Van den Heever said the national cold-chain manager responsible for vaccine supply and quality control, Mr Sim Langa, was 'hugely overworked'. Langa admitted that he was understaffed. He said he adapted by identifying and supporting poorly performing districts and 'depending on resources' checked up on between 5% and 10% of all vaccination facilities (of which there are 3 000 - 4 000). 'If I had a magic wand I'd want a system that enables me to inspect temperature ranges nationally. The cold chain management is not perfect,' he added. Van den Heever said that provincial inventories of cold-chain equipment down to facility level were simply not kept. If the cold chain broke, senior clinical staff often took vaccines home to store in their own (inappropriate) fridges. Every WHO-approved fridge is supposed to have an internal continuous monitoring device with a temperature chart on the outside on which readings are manually recorded twice a day to ensure that vaccines remain at between 2oC and 8oC. However, in practice fridges had been found with insulin and HIV medication (incorrectly) stored with the vaccines. This leads to constant opening and closing of the fridge door and inevitable breaks in the required vaccine temperature range. All vaccine vials carry a temperature and time-sensitive vaccine vial monitor tag of a light square within a dark circle. If the square turns the same colour as the circle or becomes darker, or the date on the vial is beyond its expiry date, the vial must be discarded. Van den Heever said that when vaccines lost efficacy/potency it was usually due to overstocking of vaccines or temperature control dysfunction. 'And if they run out, they borrow from the clinic next door and don't record it. One simply doesn't know how effective vaccine management is at facility level,' he said.

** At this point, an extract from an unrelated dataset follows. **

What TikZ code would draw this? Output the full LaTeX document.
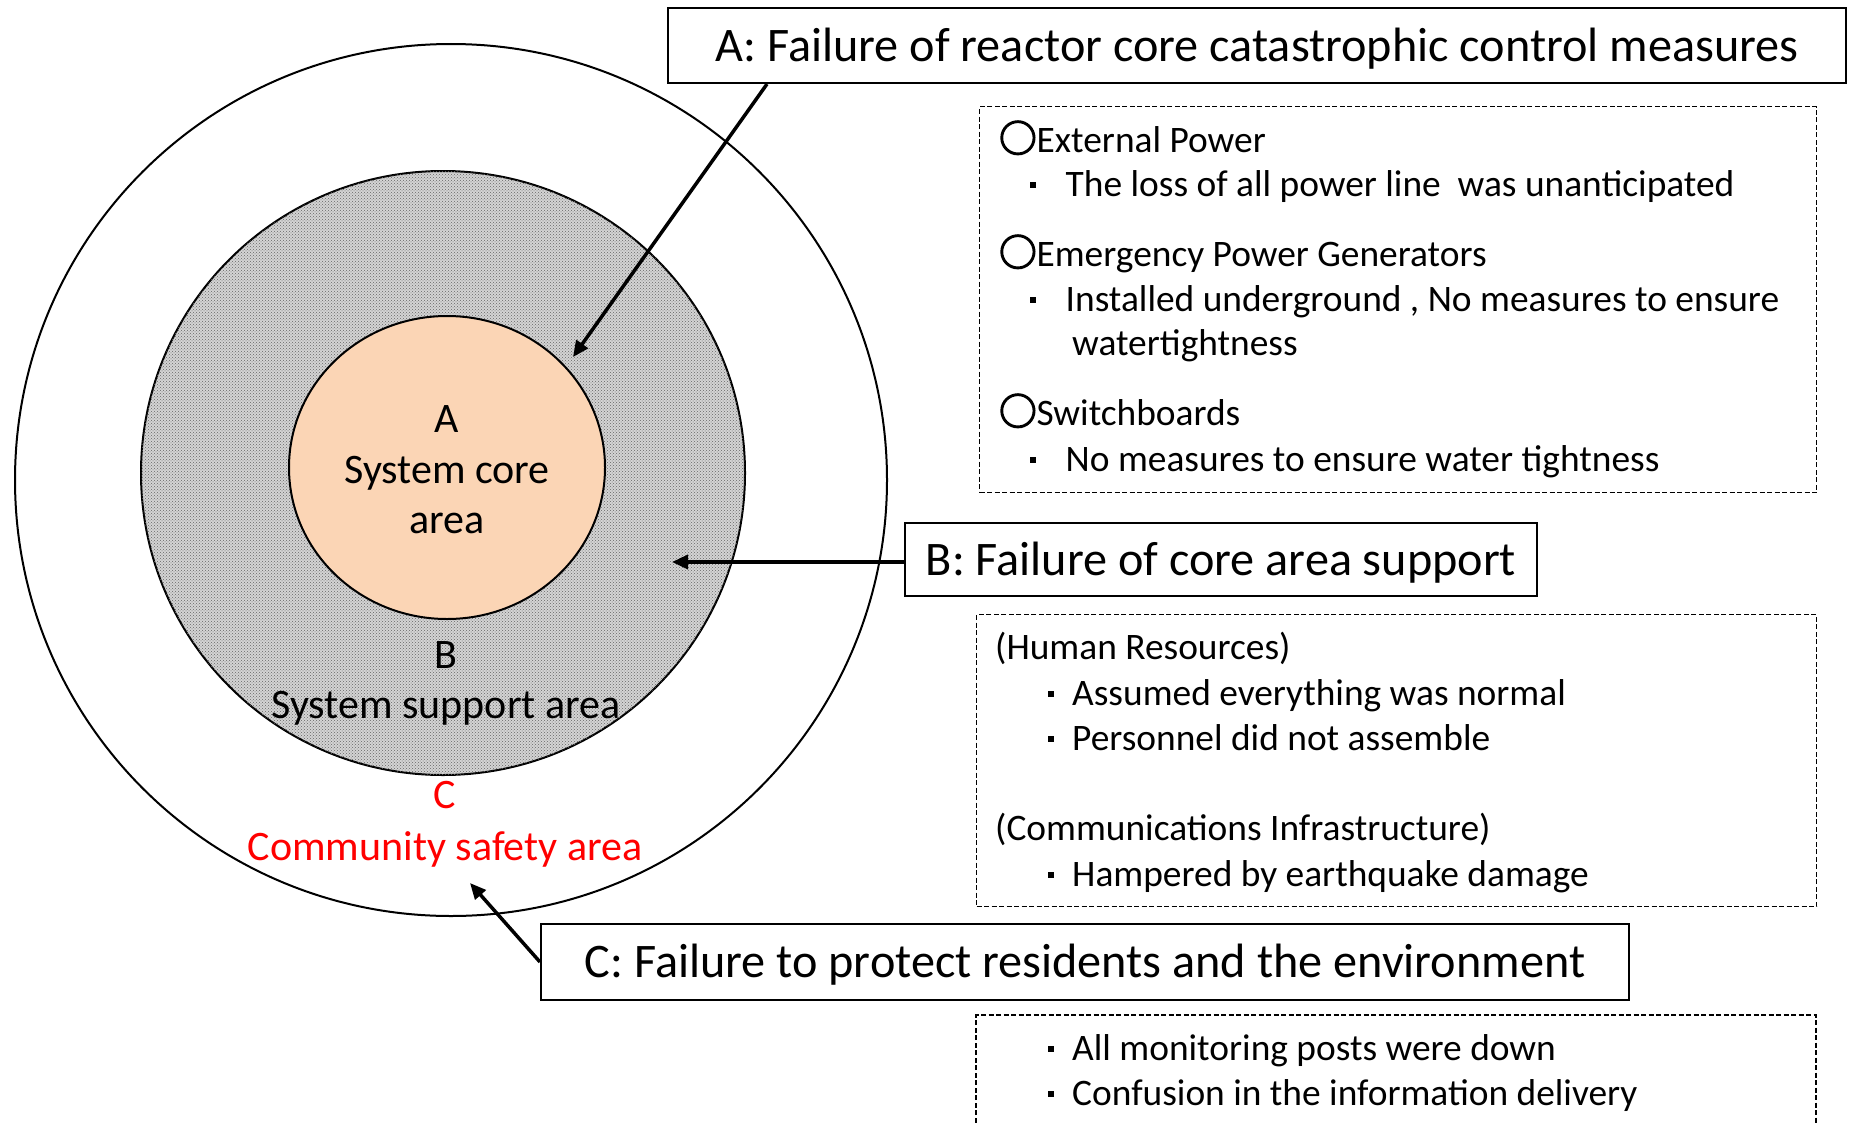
\documentclass[tikz,border=0pt]{standalone}
\usepackage{fontspec}
\setmainfont{Carlito}
\newfontfamily\cjk{Noto Sans CJK JP}[FakeBold=4]
\usetikzlibrary{arrows.meta, positioning, patterns, shapes.geometric}

\definecolor{corefill}{RGB}{251,213,181}
\definecolor{ringfill}{RGB}{212,212,212}

\newcommand{\sqb}{\rule[8.5pt]{5.5pt}{5.5pt}}
\newcommand{\ring}{{\cjk ○}}

\tikzset{
  area/.style={draw, line width=2pt, inner sep=0pt},
  titlebox/.style={draw, line width=2pt, inner sep=0pt, text height=40pt, text depth=9pt,
                   font=\fontsize{48.2}{58}\selectfont},
  dashbox/.style={draw, line width=1.4pt, dash pattern=on 5pt off 2.5pt},
  lbl/.style={anchor=base, inner sep=0pt, font=\fontsize{42}{50}\selectfont},
  item/.style={anchor=base west, inner sep=0pt, font=\fontsize{37.4}{44}\selectfont},
  arr/.style={-{Triangle[length=16pt,width=14pt]}, line width=3.5pt},
}

\begin{document}
\begin{tikzpicture}[x=1pt, y=-1pt]
\useasboundingbox (0,0) rectangle (1851,1124);

% three nested areas
\node[area, circle, fill=white, minimum size=872pt] (outer) at (451,480) {};
\node[area, circle, fill=ringfill, minimum size=604pt,
      postaction={pattern=crosshatch dots, pattern color=black!60}] (support) at (443,473) {};
\node[area, ellipse, fill=corefill, minimum width=316pt, minimum height=303pt] (core) at (447,467.5) {};

% area labels
\node[lbl] (coreL1) at (447,432) {A};
\node[lbl] (coreL2) at (447,483) {System core};
\node[lbl] (coreL3) at (447,533) {area};
\node[lbl] (supL1) at (446,668) {B};
\node[lbl] (supL2) at (446,718) {System support area};
\node[lbl, text=red] (comL1) at (445,808) {C};
\node[lbl, text=red] (comL2) at (445,860) {Community safety area};

% failure titles
\node[titlebox, minimum width=1178pt, minimum height=75pt] (boxA) at (1257,45.5) {A: Failure of reactor core catastrophic control measures};
\node[titlebox, minimum width=632pt, minimum height=73pt] (boxB) at (1221,559.5) {B: Failure of core area support};
\node[titlebox, minimum width=1088pt, minimum height=76pt] (boxC) at (1085,962) {C: Failure to protect residents and the environment};

% notes for A
\node[dashbox, minimum width=837pt, minimum height=386pt, anchor=north west] (noteA) at (979,106) {};
\node[item] (a1) at (999,152) {\ring External Power};
\node[item] (a2) at (1030,196) {\sqb\hspace{30pt}The loss of all power line\ \ was unanticipated};
\node[item] (a3) at (999,266) {\ring Emergency Power Generators};
\node[item] (a4) at (1030,311) {\sqb\hspace{30pt}Installed underground , No measures to ensure};
\node[item] (a5) at (1072,355) {watertightness};
\node[item] (a6) at (999,425) {\ring Switchboards};
\node[item] (a7) at (1030,471) {\sqb\hspace{30pt}No measures to ensure water tightness};

% notes for B
\node[dashbox, minimum width=840pt, minimum height=292pt, anchor=north west] (noteB) at (976,614) {};
\node[item] (b1) at (995,659) {(Human Resources)};
\node[item] (b2) at (1048,705) {\sqb\hspace{18.5pt}Assumed everything was normal};
\node[item] (b3) at (1048,750) {\sqb\hspace{18.5pt}Personnel did not assemble};
\node[item] (b4) at (995,840) {(Communications Infrastructure)};
\node[item] (b5) at (1048,886) {\sqb\hspace{18.5pt}Hampered by earthquake damage};

% notes for C (box runs off the page)
\draw[dashbox] (976,1130) |- (1816,1015) -- (1816,1130);
\node[item] (c1) at (1048,1060) {\sqb\hspace{18.5pt}All monitoring posts were down};
\node[item] (c2) at (1048,1105) {\sqb\hspace{18.5pt}Confusion in the information delivery};

% pointers into the areas
\coordinate (tipA) at (573,357);
\coordinate (tipB) at (672,562);
\coordinate (tipC) at (470,883);
\draw[arr] ([xshift=100pt]boxA.south west) -- (tipA);
\draw[arr] (boxB.west |- tipB) -- (tipB);
\draw[arr] (boxC.west) -- (tipC);
\end{tikzpicture}
\end{document}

Prof. Gregory Hussey, Dean of the Faculty of Health Sciences at the University of Cape Town and Chairperson of the National Advisory Group on Immunisation, said his committee was meeting national Minister of Health Dr Aaron Motsoaledi and senior vaccine programme directors at the end of March and would emphasise the importance of a better operational EPI budget. He said the challenge had been to underpin the introduction of vaccines with sound managerial expertise which was devolved via individual provinces to their district health services. If there had been serious cold-chain failures, there would have been major outbreaks of vaccine-preventable diseases (like the KwaZulu-Natal diphtheria outbreak last year). He admitted that, at EPI national level, 'there are issues and we need to take them seriously'.

 

 

 

Senior EPI specialist identifies shortcomings

Ngcobo confirmed that data from the DHIS were poor, and said the WHO and UNICEF simply ignored them. The true vaccination percentage probably lay somewhere between the overinflated DHIS figures and the more conservative WHO/UNICEF estimates. She agreed with Van den Heever that not conducting a national EPI coverage survey and failing to assessing stock availability countrywide were major problems. She singled out the widespread practice of allocating the pharmacy assistant job to nursing assistants at clinics, saying that the latter resented the job and put in no effort, resulting in poor stock management. A study of 31 Tshwane (Pretoria) clinics she conducted in April last year showed that most had stock-outs for 2 weeks to a month, especially of the pneumococcal conjugate vaccine, rotavirus and the pentavalent vaccine. The causes were poor stock management, unreliable deliveries, lack of pharmacy assistants and limited fridge capacity. Their emergency ordering system was also dysfunctional. Ngcobo recommended that the entire Tshwane supply chain be restructured and overhauled, using modern technology. 'You can just imagine what happens to rural Transkei and Zululand,' she added.

The NDoH recently piloted an electronic medicines surveillance system at 39 (of over 500) public sector hospitals to 'strengthen demand planning and governance', and in August 2014 instituted the cellphone SMS (text message) MomConnect programme, which now has 42 000 pregnant women subscribers who receive term-tailored health messages. Both initiatives, although in their infancy, hold long-term promise in helping to address EPI problems.